Brief:
Your answer should be a single number: the count of lines in the material below that hold "chart".

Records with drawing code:
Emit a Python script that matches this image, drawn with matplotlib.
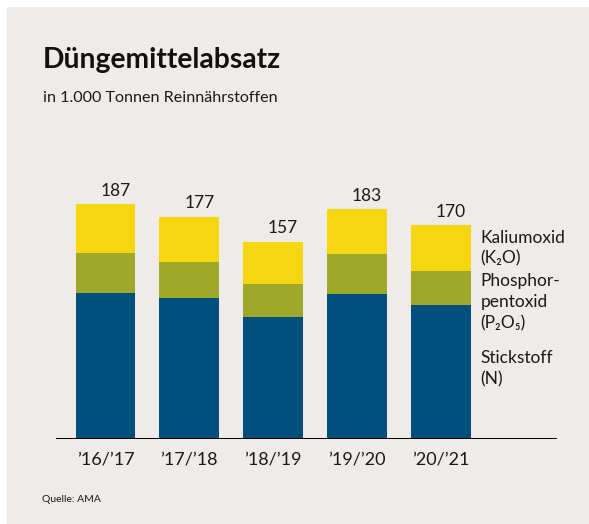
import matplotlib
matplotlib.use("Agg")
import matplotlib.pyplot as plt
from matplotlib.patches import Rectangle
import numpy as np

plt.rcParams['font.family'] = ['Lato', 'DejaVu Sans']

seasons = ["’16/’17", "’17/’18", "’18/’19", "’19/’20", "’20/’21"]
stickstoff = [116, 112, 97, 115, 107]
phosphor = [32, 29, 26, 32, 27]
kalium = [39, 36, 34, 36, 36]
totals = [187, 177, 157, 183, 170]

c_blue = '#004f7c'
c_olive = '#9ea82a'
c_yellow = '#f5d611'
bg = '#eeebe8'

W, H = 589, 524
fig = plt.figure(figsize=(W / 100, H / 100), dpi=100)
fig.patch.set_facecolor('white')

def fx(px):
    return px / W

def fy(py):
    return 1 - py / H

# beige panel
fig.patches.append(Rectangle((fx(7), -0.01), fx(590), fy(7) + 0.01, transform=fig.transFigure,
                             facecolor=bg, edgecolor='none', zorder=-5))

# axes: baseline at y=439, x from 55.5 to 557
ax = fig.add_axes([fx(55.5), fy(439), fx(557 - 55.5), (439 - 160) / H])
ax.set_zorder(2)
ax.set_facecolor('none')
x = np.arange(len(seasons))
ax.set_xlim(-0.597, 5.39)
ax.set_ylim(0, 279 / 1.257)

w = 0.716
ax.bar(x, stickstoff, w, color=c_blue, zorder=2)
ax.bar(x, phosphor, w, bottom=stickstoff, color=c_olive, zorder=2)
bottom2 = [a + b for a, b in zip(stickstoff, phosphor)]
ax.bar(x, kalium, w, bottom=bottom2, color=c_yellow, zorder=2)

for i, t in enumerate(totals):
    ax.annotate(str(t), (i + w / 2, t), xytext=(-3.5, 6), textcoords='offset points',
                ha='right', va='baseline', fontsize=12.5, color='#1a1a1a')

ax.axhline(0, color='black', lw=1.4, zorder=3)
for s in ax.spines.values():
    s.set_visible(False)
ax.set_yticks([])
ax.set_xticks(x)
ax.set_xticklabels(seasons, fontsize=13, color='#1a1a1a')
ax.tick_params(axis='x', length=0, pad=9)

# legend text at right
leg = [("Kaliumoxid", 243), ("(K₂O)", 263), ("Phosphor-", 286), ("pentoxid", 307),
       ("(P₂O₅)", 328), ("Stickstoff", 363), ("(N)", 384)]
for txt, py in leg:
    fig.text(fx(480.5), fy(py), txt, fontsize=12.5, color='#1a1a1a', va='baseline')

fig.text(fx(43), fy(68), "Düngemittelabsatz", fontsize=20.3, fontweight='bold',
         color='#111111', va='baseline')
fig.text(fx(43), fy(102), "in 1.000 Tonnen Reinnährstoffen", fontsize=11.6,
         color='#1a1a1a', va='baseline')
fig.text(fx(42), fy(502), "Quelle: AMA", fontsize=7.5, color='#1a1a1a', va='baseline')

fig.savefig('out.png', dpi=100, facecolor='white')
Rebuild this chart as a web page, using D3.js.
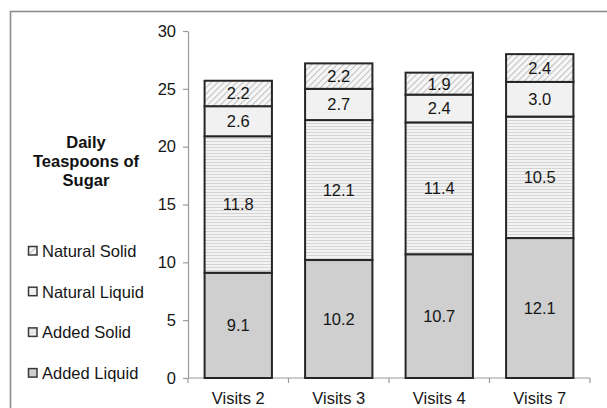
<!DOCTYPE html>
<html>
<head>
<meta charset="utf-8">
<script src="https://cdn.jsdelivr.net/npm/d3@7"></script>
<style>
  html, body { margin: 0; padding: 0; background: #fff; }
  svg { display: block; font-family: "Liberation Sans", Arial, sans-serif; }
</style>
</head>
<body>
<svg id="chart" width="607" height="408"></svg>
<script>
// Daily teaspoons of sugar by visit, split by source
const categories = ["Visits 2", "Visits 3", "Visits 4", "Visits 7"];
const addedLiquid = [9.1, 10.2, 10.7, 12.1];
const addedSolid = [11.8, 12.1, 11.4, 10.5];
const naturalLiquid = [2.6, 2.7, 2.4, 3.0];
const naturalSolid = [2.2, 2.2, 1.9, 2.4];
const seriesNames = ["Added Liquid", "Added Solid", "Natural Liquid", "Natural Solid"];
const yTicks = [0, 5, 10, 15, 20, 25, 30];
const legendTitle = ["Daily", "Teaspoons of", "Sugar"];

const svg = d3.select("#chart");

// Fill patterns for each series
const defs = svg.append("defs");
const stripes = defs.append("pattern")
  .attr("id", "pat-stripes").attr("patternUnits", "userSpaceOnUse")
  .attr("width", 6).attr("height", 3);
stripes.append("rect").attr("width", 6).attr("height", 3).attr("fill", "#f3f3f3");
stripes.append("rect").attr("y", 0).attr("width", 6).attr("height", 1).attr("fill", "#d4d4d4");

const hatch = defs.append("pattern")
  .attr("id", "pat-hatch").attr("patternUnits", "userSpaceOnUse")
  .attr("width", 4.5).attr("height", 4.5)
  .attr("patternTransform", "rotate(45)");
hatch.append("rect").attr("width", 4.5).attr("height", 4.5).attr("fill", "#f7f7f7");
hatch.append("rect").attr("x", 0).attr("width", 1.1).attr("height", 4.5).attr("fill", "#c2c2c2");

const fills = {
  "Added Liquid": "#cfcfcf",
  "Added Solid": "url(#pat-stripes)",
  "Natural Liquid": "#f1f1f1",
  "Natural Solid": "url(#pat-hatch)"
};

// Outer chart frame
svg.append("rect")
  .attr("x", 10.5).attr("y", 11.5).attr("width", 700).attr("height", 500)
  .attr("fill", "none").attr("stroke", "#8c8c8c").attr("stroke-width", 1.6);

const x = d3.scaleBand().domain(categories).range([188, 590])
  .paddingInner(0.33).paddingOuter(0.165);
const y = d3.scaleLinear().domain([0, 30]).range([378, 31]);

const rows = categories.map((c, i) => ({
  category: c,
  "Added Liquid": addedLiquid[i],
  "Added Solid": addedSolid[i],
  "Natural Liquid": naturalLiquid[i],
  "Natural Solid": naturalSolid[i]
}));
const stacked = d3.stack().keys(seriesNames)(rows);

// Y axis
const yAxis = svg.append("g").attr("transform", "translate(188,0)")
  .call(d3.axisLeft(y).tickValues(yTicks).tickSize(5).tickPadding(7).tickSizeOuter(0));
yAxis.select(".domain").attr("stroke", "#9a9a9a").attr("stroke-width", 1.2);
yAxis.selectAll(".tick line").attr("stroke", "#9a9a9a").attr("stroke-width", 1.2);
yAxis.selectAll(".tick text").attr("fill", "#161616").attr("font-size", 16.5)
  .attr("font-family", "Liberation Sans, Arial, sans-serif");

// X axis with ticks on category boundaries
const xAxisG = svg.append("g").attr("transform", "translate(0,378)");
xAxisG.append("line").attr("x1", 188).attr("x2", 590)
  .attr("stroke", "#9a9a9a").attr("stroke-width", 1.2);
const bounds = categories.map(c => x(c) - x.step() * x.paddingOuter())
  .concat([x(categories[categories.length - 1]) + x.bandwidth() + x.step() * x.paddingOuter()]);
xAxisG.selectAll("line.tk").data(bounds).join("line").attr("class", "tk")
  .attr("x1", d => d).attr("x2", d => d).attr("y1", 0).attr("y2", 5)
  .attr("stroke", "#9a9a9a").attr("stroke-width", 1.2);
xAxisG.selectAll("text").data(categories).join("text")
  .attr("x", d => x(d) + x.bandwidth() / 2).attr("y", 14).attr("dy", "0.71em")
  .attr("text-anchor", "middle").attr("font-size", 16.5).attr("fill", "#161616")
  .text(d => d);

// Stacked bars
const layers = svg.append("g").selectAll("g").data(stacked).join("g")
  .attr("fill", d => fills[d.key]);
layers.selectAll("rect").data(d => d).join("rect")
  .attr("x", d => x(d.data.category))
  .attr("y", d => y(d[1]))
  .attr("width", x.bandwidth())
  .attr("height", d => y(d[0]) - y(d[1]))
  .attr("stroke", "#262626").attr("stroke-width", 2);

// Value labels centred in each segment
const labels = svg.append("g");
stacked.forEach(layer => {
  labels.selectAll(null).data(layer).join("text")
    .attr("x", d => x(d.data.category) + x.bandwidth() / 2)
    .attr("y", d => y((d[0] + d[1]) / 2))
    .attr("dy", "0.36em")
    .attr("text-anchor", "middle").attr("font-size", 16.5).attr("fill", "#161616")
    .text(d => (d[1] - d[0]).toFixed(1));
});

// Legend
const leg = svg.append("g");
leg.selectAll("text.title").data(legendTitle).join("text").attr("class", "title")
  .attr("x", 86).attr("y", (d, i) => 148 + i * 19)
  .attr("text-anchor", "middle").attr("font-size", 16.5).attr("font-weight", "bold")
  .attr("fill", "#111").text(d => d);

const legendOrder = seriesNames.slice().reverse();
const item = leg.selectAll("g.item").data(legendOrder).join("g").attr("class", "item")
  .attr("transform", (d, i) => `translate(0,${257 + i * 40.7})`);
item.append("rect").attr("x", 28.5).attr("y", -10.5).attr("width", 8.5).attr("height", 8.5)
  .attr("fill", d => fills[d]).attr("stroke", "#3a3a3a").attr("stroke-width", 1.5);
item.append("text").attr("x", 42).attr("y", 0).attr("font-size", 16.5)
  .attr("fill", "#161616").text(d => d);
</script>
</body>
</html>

Solution to the problem:
4